Michael Scherpe – Nous aurons environ 2 000 exposants, à peu près équitablement répartis entre le sanitaire et le chauffage. Ce n’est pas parce qu’il en manque quelques-uns, certes importants, qu’ils sont moins nombreux au final. D’autres profitent des places libérées, notamment des italiens, des turcs et des français. Le pourcentage d’exposants étrangers à ISH est grand, de l’ordre de 70 %. C’est la première plateforme mondiale dans le domaine.
Sdbpro – Combien de visiteurs espérez-vous ?
Michael Scherpe – Depuis le Covid, les prévisions sont devenues difficiles. Néanmoins, nous anticipons une baisse des visiteurs venus de l’international, à cause des contraintes mises en place, comme celles pour la Chine. Nous prévoyons un recul de 20 %. Mais le visitorat reste énorme ! Quand je pense à ISH dans les années 1980 : il était beaucoup plus petit, et pourtant… De nombreuses manifestations et conférences sont organisées par les syndicats, il est vrai en anglais ou en allemand. Mais il y a beaucoup d’innovations à découvrir pour les visiteurs français, par exemple en matière d’énergie. Voir comment l’Allemagne va évoluer sans le nucléaire est intéressant pour les Français… Au-delà des pompes à chaleur, il y a pour les professionnels des solutions à découvrir.
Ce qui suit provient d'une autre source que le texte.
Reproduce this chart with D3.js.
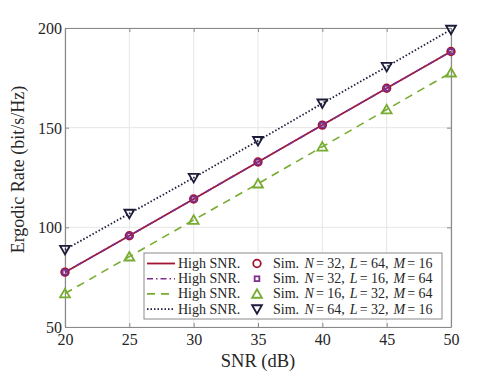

Mais le nombre de visiteurs Français reste faible si l’on considère la proximité avec Francfort… Peut-être sont-ils moins enclins à se déplacer, parce que le temps coûte de l’argent.
Repères
♦ ISH 2023 est programmé du lundi 13 au vendredi 17 mars.
♦ Lors de la précédente édition, en 2019, le salon a accueilli 2 551 exposants, dont 61 français, et 188 234 visiteurs, dont 5 174 français.
♦ Au moins 2 000 exposants sont attendus cette année qui, après l’Allemagne, viennent d’abord d’Italie, puis de Turquie, du Benelux, de la France et de la Pologne.
♦ Un secteur start-up accueillera une vingtaine d’entreprises.
“Suite à un article publié sur Sdbpro.fr, évoquant l’absence de certains industriels à ISH 2023, vous avez demandé cette interview. Pourquoi ?”
Eh bien qu’en est-il de la liberté de la presse ? “Je t’avais dit que cette démarche ne s’imposait pas !”
Je suis assez choqué que l’on “convoque” un droit de réponse mais je ne suis pas surpris que cela nous vienne (indirectement) d’Allemagne, pays où l’on confond allégrement, dans un mélange des genres très déplacé, l’aspect rédactionnel et publicitaire. Parce que c’est de cela dont il s’agit indirectement.
Bonjour Langlois, Nous avions la liberté de refuser… Mais le point de vue de l’organisateur nous semblait susceptible d’intéresser nos lecteurs. C’est pourquoi nous avons accepté cette interview. Cordialement. Sdbpro
bonjour,
L’organisateur a raison; Pour avoir exposé à plusieurs salons (palace concept, equiphotel, maison & objet), je confirme que les retombées peuvent venir immédiatement ou des années après.
En tant qu’architecte français, ISH est pour moi incontournable, car je suis ainsi au courant des nouveautés 6 mois à l’avance.